We developed λ as a system for autograding Snap! [Citation not found]. λ is composed of two main parts, the Ruby on Rails application server, and a Javascript application that augments Snap! with testing, analysis and logging capabilities. While the grading interface was developed for edX, we report on its use in the classroom and some recommendations for future development. We also hope that λ will be useful outside CS10, through the implementation of the Learning Tools Interoperability (LTI) protocol which should allow our system to be compatible with most Learning Management Systems. We have built additional features which should allow flexibility to integrate the autograder into a variety of classroom environments. These features are described in the chapter on implementation.

1.4.1 Snap!

Snap! is a blocks-based, drag-and-drop programming language inspired by MIT's Scratch [Citation not found], but adapted for university-level courses by including features such as first-class lists and custom functions (blocks). Snap! is implemented as a web application in JavaScript, which makes it compatible with mobile devices. Figure 1 shows a basic drawing script being executed.

An example Snap<em>!</em> program. — **Figure 1:** An example Snap! program.

1.4.2 The Beauty and Joy of Computing

The Beauty and Joy of Computing (BJC) is an introduction to computing designed to broaden participation among underrepresented groups. The primary language used is Snap!, and many of the exercises in the course have visual outputs. The course covers functions and abstraction, recursion, higher order functions (lambdas) and many other topics.

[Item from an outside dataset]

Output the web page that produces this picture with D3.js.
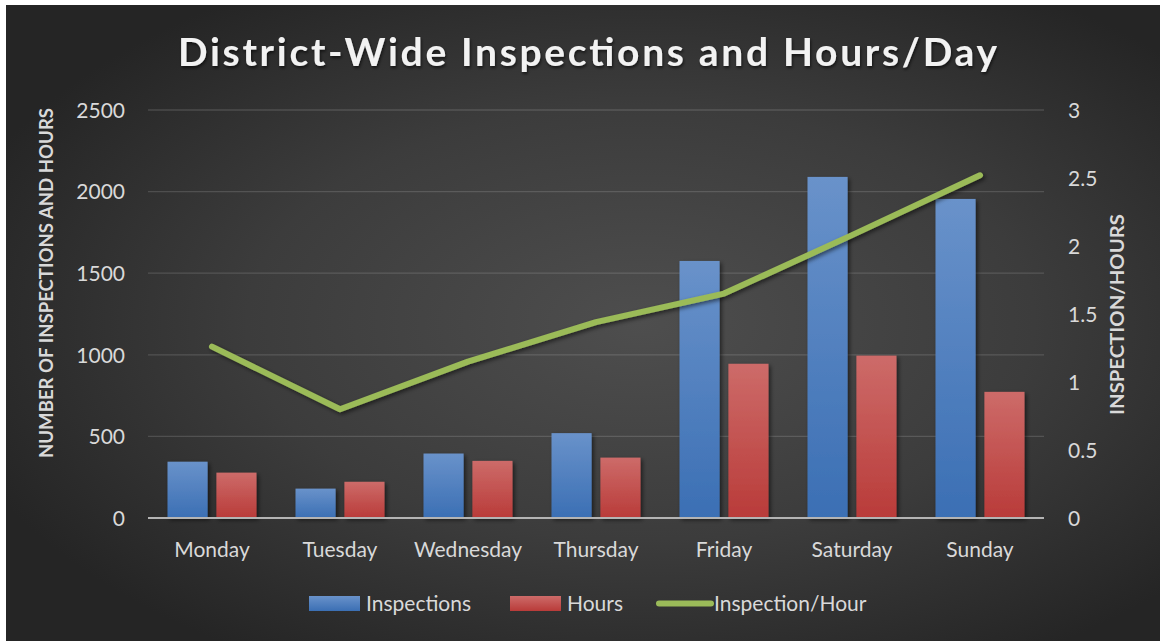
<!DOCTYPE html>
<html><head><meta charset="utf-8">
<script src="https://cdn.jsdelivr.net/npm/d3@7"></script>
<style>
html,body{margin:0;padding:0;background:#fff;}
svg{display:block;}
text{font-family:Lato,"Open Sans",sans-serif;}
</style></head>
<body>
<svg id="chart" width="1161" height="641"></svg>
<script>
const categories = ["Monday","Tuesday","Wednesday","Thursday","Friday","Saturday","Sunday"];
const inspections = [345, 180, 395, 520, 1575, 2090, 1955];
const hours = [278, 222, 350, 370, 945, 995, 773];
const ratio = [1.26, 0.80, 1.15, 1.44, 1.65, 2.08, 2.52];
const leftTicks = [0, 500, 1000, 1500, 2000, 2500];
const rightTicks = [0, 0.5, 1, 1.5, 2, 2.5, 3];
const seriesNames = ["Inspections", "Hours", "Inspection/Hour"];

(function(){
const svg = d3.select("#chart");
const W = 1161, H = 641;
const defs = svg.append("defs");

const bg = defs.append("radialGradient").attr("id","bg")
  .attr("cx","0.55").attr("cy","0.5").attr("r","0.62")
  .attr("gradientUnits","objectBoundingBox");
bg.append("stop").attr("offset","0").attr("stop-color","#4e4e4e");
bg.append("stop").attr("offset","0.55").attr("stop-color","#3c3c3c");
bg.append("stop").attr("offset","1").attr("stop-color","#252525");

function vgrad(id, c1, c2){
  const g = defs.append("linearGradient").attr("id",id).attr("x1",0).attr("y1",0).attr("x2",0).attr("y2",1);
  g.append("stop").attr("offset","0").attr("stop-color",c1);
  g.append("stop").attr("offset","1").attr("stop-color",c2);
}
vgrad("gBlue","#6992ca","#3b6fb4");
vgrad("gRed","#cd6b69","#b93b39");

const sh = defs.append("filter").attr("id","shadow").attr("x","-20%").attr("y","-20%").attr("width","150%").attr("height","150%");
sh.append("feDropShadow").attr("dx",2).attr("dy",2).attr("stdDeviation",2).attr("flood-color","#000").attr("flood-opacity",0.55);
const tsh = defs.append("filter").attr("id","tshadow").attr("x","-5%").attr("y","-20%").attr("width","110%").attr("height","150%");
tsh.append("feDropShadow").attr("dx",1).attr("dy",2).attr("stdDeviation",1.5).attr("flood-color","#000").attr("flood-opacity",0.6);

svg.append("rect").attr("x",6).attr("y",5).attr("width",W-7).attr("height",H-5).attr("fill","url(#bg)");

const pL = 148, pR = 1044, pT = 110, pB = 518;
const x = d3.scaleBand().domain(categories).range([pL,pR]).paddingInner(0.305).paddingOuter(0.1525);
const xs = d3.scaleBand().domain([0,1]).range([0,x.bandwidth()]).paddingInner(0.18).paddingOuter(0);
const y = d3.scaleLinear().domain([0,2500]).range([pB,pT]);
const y2 = d3.scaleLinear().domain([0,3]).range([pB,pT]);

// gridlines
svg.append("g").selectAll("line").data(leftTicks.filter(d=>d>0)).join("line")
  .attr("x1",pL).attr("x2",pR).attr("y1",d=>y(d)).attr("y2",d=>y(d))
  .attr("stroke","rgba(255,255,255,0.14)").attr("stroke-width",1.3);

// left axis
const yAxis = d3.axisLeft(y).tickValues(leftTicks).tickSize(0).tickPadding(0).tickFormat(d3.format("d"));
const ga = svg.append("g").attr("transform",`translate(125,0)`).call(yAxis);
ga.select(".domain").remove();
ga.selectAll("text").attr("fill","#d9d9d9").style("font-size","21px").attr("dy","0.35em");

// right axis
const y2Axis = d3.axisRight(y2).tickValues(rightTicks).tickSize(0).tickPadding(0).tickFormat(d=>String(d));
const gb = svg.append("g").attr("transform",`translate(1068,0)`).call(y2Axis);
gb.select(".domain").remove();
gb.selectAll("text").attr("fill","#d9d9d9").style("font-size","21px").attr("dy","0.35em");

// bars
const data = categories.map((c,i)=>({c, vals:[inspections[i], hours[i]]}));
const groups = svg.append("g").selectAll("g").data(data).join("g")
  .attr("transform",d=>`translate(${x(d.c)},0)`);
groups.selectAll("rect").data(d=>d.vals.map((v,k)=>({v,k}))).join("rect")
  .attr("x",d=>xs(d.k)).attr("width",xs.bandwidth())
  .attr("y",d=>y(d.v)).attr("height",d=>pB-y(d.v))
  .attr("fill",d=>d.k===0?"url(#gBlue)":"url(#gRed)")
  .attr("filter","url(#shadow)");

// baseline
svg.append("line").attr("x1",pL).attr("x2",pR).attr("y1",pB).attr("y2",pB)
  .attr("stroke","#b4b4b4").attr("stroke-width",2);

// x axis labels
const xAxis = d3.axisBottom(x).tickSize(0).tickPadding(0);
const gx = svg.append("g").attr("transform",`translate(0,${pB})`).call(xAxis);
gx.select(".domain").remove();
gx.selectAll("text").attr("fill","#d9d9d9").style("font-size","21px").attr("y",24).attr("dy","0.71em");

// line
const line = d3.line().x((d,i)=>x(categories[i])+x.bandwidth()/2).y(d=>y2(d));
svg.append("path").datum(ratio).attr("d",line).attr("fill","none")
  .attr("stroke","#9bbb59").attr("stroke-width",6).attr("stroke-linecap","round").attr("stroke-linejoin","round")
  .attr("filter","url(#shadow)");

// title
svg.append("text").attr("x",587.5).attr("y",66).attr("text-anchor","middle")
  .attr("fill","#f2f2f2").style("font-size","39px").style("font-weight","bold")
  .attr("textLength",819).attr("lengthAdjust","spacing")
  .attr("filter","url(#tshadow)")
  .text("District-Wide Inspections and Hours/Day");

// axis titles
svg.append("text").attr("transform","translate(53,283) rotate(-90)").attr("text-anchor","middle")
  .attr("fill","#d9d9d9").style("font-size","18px").style("font-weight","bold")
  .attr("textLength",350).attr("lengthAdjust","spacingAndGlyphs")
  .text("NUMBER OF INSPECTIONS AND HOURS");
svg.append("text").attr("transform","translate(1124,314.5) rotate(-90)").attr("text-anchor","middle")
  .attr("fill","#d9d9d9").style("font-size","18px").style("font-weight","bold")
  .attr("textLength",201).attr("lengthAdjust","spacingAndGlyphs")
  .text("INSPECTION/HOURS");

// legend
const lg = svg.append("g");
const legendItems = [
  {name:seriesNames[0], type:"rect", fill:"url(#gBlue)", sx:309, tx:366},
  {name:seriesNames[1], type:"rect", fill:"url(#gRed)", sx:510, tx:567},
  {name:seriesNames[2], type:"line", fill:"#9bbb59", sx:659, tx:714}
];
legendItems.forEach(it=>{
  if(it.type==="rect"){
    lg.append("rect").attr("x",it.sx).attr("y",596).attr("width",51).attr("height",15).attr("fill",it.fill);
  } else {
    lg.append("line").attr("x1",it.sx).attr("x2",it.sx+52).attr("y1",603.5).attr("y2",603.5)
      .attr("stroke",it.fill).attr("stroke-width",6).attr("stroke-linecap","round");
  }
  lg.append("text").attr("x",it.tx).attr("y",611).attr("fill","#d9d9d9").style("font-size","21px").text(it.name);
});
})();
</script>
</body></html>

Many of the examples and exercises in BJC have multiple correct paths to implementation, which can be a challenge for autograders to handle.

**Figure 2:** A typical example of BJC curriculum which includes graphical output.

1.4.3 CS10

CS10 [Citation not found] is UC Berkeley's offering of BJC. Currently, CS10 is offered every semester to 200-300 students. Like many other introductory courses, CS10 relies heavily on laboratory sections as the primary method for students to learn to program. λ will be used in CS10 during lab sections to give students better feedback as they are working and to give credit for the assigned lab work. This year, we were able to trial the system for three of the 14 labs that students completed in Snap!.

1.4.4 Correctness and Effort

While designing the autograder, we considered two primary types of grading: correctness and effort. Correctness is simple: Does is given block (or script) do what the instructions say? Effort is more open-ended, but the goal is to be able reward students for trying to complete a problem, as well as to encourage experimentation with Snap!'s many features. In both these cases, we would like the autograder to be robust to different correct solutions, or the many different ways students can demonstrate effort.